Ведя подготовительные работы, и осажденная и осаждающая стороны прерывались только для того, чтобы обменяться подрывающими моральный дух актами варварства. Мусульмане регулярно затаскивали на городские стены деревянные кресты, которые на глазах крестоносцев оскверняли — плевали и мочились на них. Со своей стороны, франки организовывали публичные казни, обычно обезглавливая пленных мусульман на глазах иерусалимского гарнизона. Во время одного из наиболее отвратительных эпизодов крестоносцы довели эту тактику до крайности. Поймав в своем лагере мусульманского лазутчика, франки решили забросить его обратно в город, как они уже делали с другими жертвами во время предыдущих блокад. Но только, если верить воспоминаниям одного из христиан, в этот раз несчастный пленник был еще жив. «Его положили в катапульту, но он оказался для нее слишком тяжелым и далеко не улетел. Рухнув на острые камни у стены, он сломал шею и другие кости и, как говорили, вскоре умер».[57]

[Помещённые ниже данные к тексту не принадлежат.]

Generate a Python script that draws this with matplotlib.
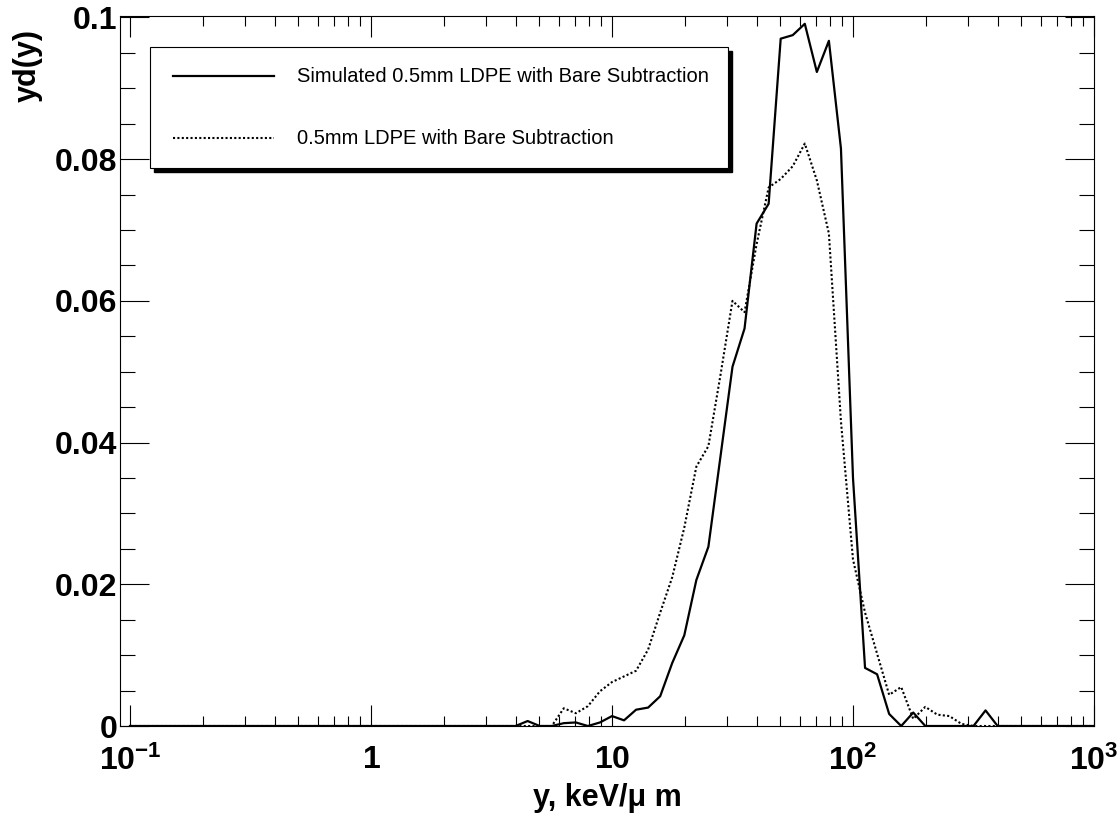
import numpy as np
import matplotlib
matplotlib.use("Agg")
from matplotlib import pyplot as plt
from matplotlib.patches import Rectangle
from matplotlib.lines import Line2D
from matplotlib.ticker import FixedLocator, FixedFormatter, LogLocator, NullFormatter, MultipleLocator

plt.rcParams["font.family"] = ["Liberation Sans", "DejaVu Sans"]
plt.rcParams["mathtext.fontset"] = "custom"
plt.rcParams["mathtext.rm"] = "Liberation Sans"
plt.rcParams["mathtext.bf"] = "Liberation Sans:bold"

# bin centres: 20 log bins per decade, 0.1 .. 1000 keV/um
bin_centers = np.logspace(-1, 3, 81)

# Simulated 0.5mm LDPE with Bare Subtraction
simulated = [0, 0, 0, 0, 0, 0, 0, 0, 0, 0,
             0, 0, 0, 0, 0, 0, 0, 0, 0, 0,
             0, 0, 0, 0, 0, 0, 0, 0, 0, 0,
             0, 0, 0, 0.0007, 0, 0, 0.0004, 0.0005, 0, 0.0005,
             0.0014, 0.0008, 0.0023, 0.0026, 0.0042, 0.0089, 0.0128, 0.0206, 0.0253, 0.0380,
             0.0507, 0.0561, 0.0709, 0.0737, 0.0970, 0.0975, 0.0991, 0.0923, 0.0967, 0.0815,
             0.0350, 0.0082, 0.0073, 0.0017, 0, 0.0019, 0, 0, 0, 0,
             0, 0.0022, 0, 0, 0, 0, 0, 0, 0, 0,
             0]

# 0.5mm LDPE with Bare Subtraction (measured)
measured = [0, 0, 0, 0, 0, 0, 0, 0, 0, 0,
            0, 0, 0, 0, 0, 0, 0, 0, 0, 0,
            0, 0, 0, 0, 0, 0, 0, 0, 0, 0,
            0, 0, 0, 0, 0, 0, 0.0025, 0.0018, 0.0028, 0.0049,
            0.0062, 0.0070, 0.0078, 0.0108, 0.0160, 0.0210, 0.0280, 0.0366, 0.0395, 0.0495,
            0.0600, 0.0584, 0.0680, 0.0760, 0.0772, 0.0790, 0.0822, 0.0770, 0.0695, 0.0430,
            0.0235, 0.0160, 0.0102, 0.0044, 0.0055, 0.0010, 0.0027, 0.0016, 0.0014, 0.0003,
            0, 0, 0, 0, 0, 0, 0, 0, 0, 0,
            0]

x_ticks = [0.1, 1, 10, 100, 1000]
x_tick_labels = [r"$\mathbf{10^{-1}}$", r"$\mathbf{1}$", r"$\mathbf{10}$",
                 r"$\mathbf{10^{2}}$", r"$\mathbf{10^{3}}$"]
y_ticks = [0, 0.02, 0.04, 0.06, 0.08, 0.1]
y_tick_labels = ["0", "0.02", "0.04", "0.06", "0.08", "0.1"]

W, H = 1118, 813
fig = plt.figure(figsize=(W / 100, H / 100), dpi=100)


def fx(p):
    return p / W


def fy(p):
    return 1 - p / H


ax = fig.add_axes([fx(120), fy(726), fx(1094) - fx(120), fy(16) - fy(726)])

ax.plot(bin_centers, simulated, color="k", linewidth=1.6)
ax.plot(bin_centers, measured, color="k", linewidth=1.5, linestyle=(0, (1, 1.1)))

ax.set_xscale("log")
ax.set_xlim(0.0909, 1000)
ax.set_ylim(0, 0.1002)

ax.xaxis.set_major_locator(FixedLocator(x_ticks))
ax.xaxis.set_major_formatter(FixedFormatter(x_tick_labels))
ax.xaxis.set_minor_locator(LogLocator(base=10, subs=np.arange(2, 10)))
ax.xaxis.set_minor_formatter(NullFormatter())
ax.yaxis.set_major_locator(FixedLocator(y_ticks))
ax.yaxis.set_major_formatter(FixedFormatter(y_tick_labels))
ax.yaxis.set_minor_locator(MultipleLocator(0.005))

ax.tick_params(which="both", direction="in", top=True, right=True, width=0.8)
ax.tick_params(axis="x", which="major", length=15, pad=14, labelsize=23)
ax.tick_params(axis="x", which="minor", length=7.5)
ax.tick_params(axis="y", which="major", length=21, pad=2, labelsize=23)
ax.tick_params(axis="y", which="minor", length=10.5)
for lab in ax.get_yticklabels():
    lab.set_fontweight("bold")
for sp in ax.spines.values():
    sp.set_linewidth(0.8)

fig.text(fx(607), fy(806), "y, keV/\u03bc m", ha="center", va="baseline",
         fontsize=22, fontweight="bold")
fig.text(fx(28), fy(65), "yd(y)", rotation=90, ha="center", va="center",
         fontsize=22, fontweight="bold")

# legend box with shadow
lx0, ly0, lx1, ly1 = 150, 46.7, 728.3, 168.3
fig.patches.append(Rectangle((fx(lx0 + 4), fy(ly1 + 4)), fx(lx1 - lx0), fy(ly0) - fy(ly1),
                             transform=fig.transFigure, facecolor="k", edgecolor="k", zorder=5))
fig.patches.append(Rectangle((fx(lx0), fy(ly1)), fx(lx1 - lx0), fy(ly0) - fy(ly1),
                             transform=fig.transFigure, facecolor="white", edgecolor="k",
                             linewidth=0.8, zorder=6))
fig.lines.append(Line2D([fx(173), fx(274)], [fy(76), fy(76)], transform=fig.transFigure,
                        color="k", linewidth=1.6, zorder=7))
fig.lines.append(Line2D([fx(173), fx(274)], [fy(138), fy(138)], transform=fig.transFigure,
                        color="k", linewidth=1.5, linestyle=(0, (1, 1.1)), zorder=7))
fig.text(fx(297), fy(76), "Simulated 0.5mm LDPE with Bare Subtraction", ha="left",
         va="center", fontsize=14.5, zorder=8)
fig.text(fx(297), fy(138), "0.5mm LDPE with Bare Subtraction", ha="left",
         va="center", fontsize=14.5, zorder=8)

fig.savefig("out.png", dpi=100)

В начале июля, когда сооружение осадных машин близилось к завершению, франки получили сообщение, что войско Фатимидов уже почти собрано, и необходимость в быстрой победе стала еще более настоятельной. В этот момент отчаяния духовное откровение снова подняло боевой дух и придало экспедиции уверенность в Божественном одобрении. Провансальский священник-прорицатель Пьер Дезидериус предсказал, что Святой город падет, если крестоносцы до начала штурма пройдут трехдневную процедуру ритуального очищения. Как и в Антиохии, последовала серия проповедей, публичных покаяний и месс. Армия даже прошла в торжественной процессии — все были босыми — вокруг городских стен с пальмовыми ветвями в руках, хотя фатимидский гарнизон не проявил уважения к этому ритуалу и обстреливал христиан из луков. К концу второй недели июля, завершив строительство осадных машин и укрепив свой дух, крестоносцы были готовы к атаке.
ШТУРМ ИЕРУСАЛИМА
Штурм начался на рассвете 14 июля 1099 года. На юго-западной стороне Раймунд Тулузский и его провансальцы находились на горе Сион, а герцог Годфруа, Танкред и другие латиняне занимали плато к северу от города. Когда зазвучали сигналы к атаке, это был призыв к франкам на обоих фронтах. Мусульманские солдаты, выглянув в тусклых предрассветных сумерках через северный парапет, поняли, что их провели. Годфруа и его люди три предшествующие недели сооружали большую осадную башню прямо перед Четырехугольной башней. Наблюдая, как этот трехэтажный монстр день ото дня поднимается на высоту около шестидесяти футов (18 м), мусульмане, естественно, стали укреплять свои оборонительные сооружения в северо-западной части города. Именно на это надеялся Годфруа. Его осадная башня на самом деле была построена с секретным технологическим усовершенствованием: ее можно было разобрать на несколько переносных секций и потом быстро собрать в другом месте. Ночью с 13 на 14 июля герцог под покровом темноты перенес сооружение на полмили (800 м) к востоку и установил за Дамасскими воротами, угрожая теперь совсем другому участку стены. Согласно воспоминаниям одного крестоносца, «сарацины были как громом поражены, увидев на следующее утро новые позиции наших машин и палаток. <…> Два фактора мотивировали перемену позиции. Плоская поверхность обеспечивала лучший подход к стенам нашим военным машинам, а из-за удаленности и слабости этого участка сарацины оставили его неукрепленным».